» **Instruction**
Omit the pictures and print exactly the lines of the listing below, starting at the first and ending at the line containing "inset_ticks = [0, 5, 10, 15, 20, 25]".

***

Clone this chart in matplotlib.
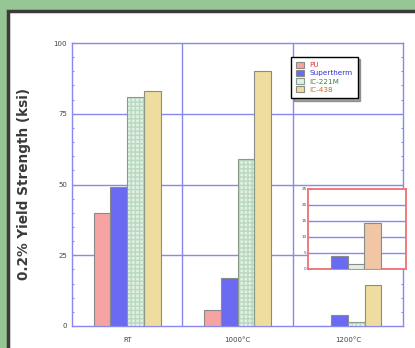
import matplotlib

matplotlib.use("Agg")
import matplotlib.pyplot as plt
import numpy as np
from matplotlib.patches import Rectangle
from matplotlib.ticker import MultipleLocator

plt.rcParams["font.family"] = ["DejaVu Sans"]

# data
temps = ["RT", "1000°C", "1200°C"]
alloys = ["PU", "Supertherm", "IC-221M", "IC-438"]
pu = [40, 5.5, 0]
supertherm = [49, 17, 4]
ic221m = [81, 59, 1.5]
ic438 = [83, 90, 14.5]
inset_ticks = [0, 5, 10, 15, 20, 25]

series = [pu, supertherm, ic221m, ic438]
face = ["#f5a3a3", "#6a6af2", "#e0f0e2", "#eedd9e"]
inset_face = ["#f5a3a3", "#6a6af2", "#e0f0e2", "#f0c6a4"]
text_col = ["#e03030", "#3030d0", "#408040", "#c07020"]
blue = "#8888f0"

fig = plt.figure(figsize=(4.15, 3.48), dpi=100)
fig.patch.set_facecolor("#96c594")
panel = Rectangle((8 / 415, -0.05), 1.2, 1 - 11 / 348 + 0.05,
                  transform=fig.transFigure, facecolor="white",
                  edgecolor="#3a3a3a", lw=2.5, zorder=-10)
fig.add_artist(panel)

ax = fig.add_axes([72 / 415, 22 / 348, 331 / 415, 283 / 348])
ax.patch.set_alpha(0)
x = np.arange(len(temps))
w = 0.152
for i, (vals, fc) in enumerate(zip(series, face)):
    xs = x + (i - 1.5) * w
    if alloys[i] == "IC-221M":
        ax.bar(xs, vals, w, color=fc, edgecolor="#b8d8c0", hatch="++++", lw=0, zorder=3)
        ax.bar(xs, vals, w, color="none", edgecolor="#8a9a8a", lw=0.8, zorder=4)
        ax.bar([-5], [1], w, color=fc, edgecolor="#8a9a8a", lw=0.8, label=alloys[i])
    else:
        ax.bar(xs, vals, w, color=fc, edgecolor="#8a8a8a", lw=0.8, zorder=3, label=alloys[i])

ax.set_xlim(-0.5, 2.5)
ax.set_ylim(0, 100)
ax.set_xticks(x)
ax.set_xticklabels(temps, fontsize=5, color="#444444")
ax.set_yticks([0, 25, 50, 75, 100])
ax.set_yticklabels(["0", "25", "50", "75", "100"], fontsize=5, color="#444444")
ax.yaxis.set_minor_locator(MultipleLocator(5))
ax.tick_params(axis="both", which="both", direction="in", colors=blue, labelcolor="#444444",
               right=True, top=False, length=3, width=0.8)
ax.tick_params(axis="x", length=0, pad=8)
ax.tick_params(which="minor", length=1.5)
for s in ax.spines.values():
    s.set_color(blue)
    s.set_linewidth(1.0)
for yy in [25, 50, 75]:
    ax.axhline(yy, color=blue, lw=1.0, zorder=1)
for xx in [0.5, 1.5]:
    ax.axvline(xx, color=blue, lw=1.0, zorder=1)
ax.set_ylabel("0.2% Yield Strength (ksi)", fontsize=9.8, fontweight="bold", color="#3a3a3a", labelpad=16)

leg = ax.legend(loc="upper left", bbox_to_anchor=(0.652, 0.965), fontsize=5.2, frameon=True,
                fancybox=False, shadow=True, handlelength=1.0, handleheight=0.9,
                labelspacing=0.25, borderpad=0.7)
leg.get_frame().set_edgecolor("black")
leg.get_frame().set_linewidth(1.0)
for t, c in zip(leg.get_texts(), text_col):
    t.set_color(c)

# inset zoom on 1200C
ins = fig.add_axes([308 / 415, 79 / 348, 98 / 415, 80 / 348])
for i, (vals, fc) in enumerate(zip(series, inset_face)):
    ins.bar(x[2] + (i - 1.5) * w, vals[2], w, color=fc, edgecolor="#8a8a8a", lw=0.8, zorder=3)
ins.set_xlim(1.64, 2.53)
ins.set_ylim(0, 25)
ins.set_xticks([])
ins.set_yticks(inset_ticks)
ins.set_yticklabels([str(v) for v in inset_ticks], fontsize=3, color="#444444")
ins.tick_params(axis="y", direction="in", length=2, colors=blue, labelcolor="#444444", pad=1)
for yy in inset_ticks[1:-1]:
    ins.axhline(yy, color=blue, lw=1.0, zorder=1)
for s in ins.spines.values():
    s.set_color("#f07070")
    s.set_linewidth(1.3)

fig.savefig("out.png", dpi=100, facecolor=fig.get_facecolor())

***

» **Complete response**
Clone this chart in matplotlib.
import matplotlib

matplotlib.use("Agg")
import matplotlib.pyplot as plt
import numpy as np
from matplotlib.patches import Rectangle
from matplotlib.ticker import MultipleLocator

plt.rcParams["font.family"] = ["DejaVu Sans"]

# data
temps = ["RT", "1000°C", "1200°C"]
alloys = ["PU", "Supertherm", "IC-221M", "IC-438"]
pu = [40, 5.5, 0]
supertherm = [49, 17, 4]
ic221m = [81, 59, 1.5]
ic438 = [83, 90, 14.5]
inset_ticks = [0, 5, 10, 15, 20, 25]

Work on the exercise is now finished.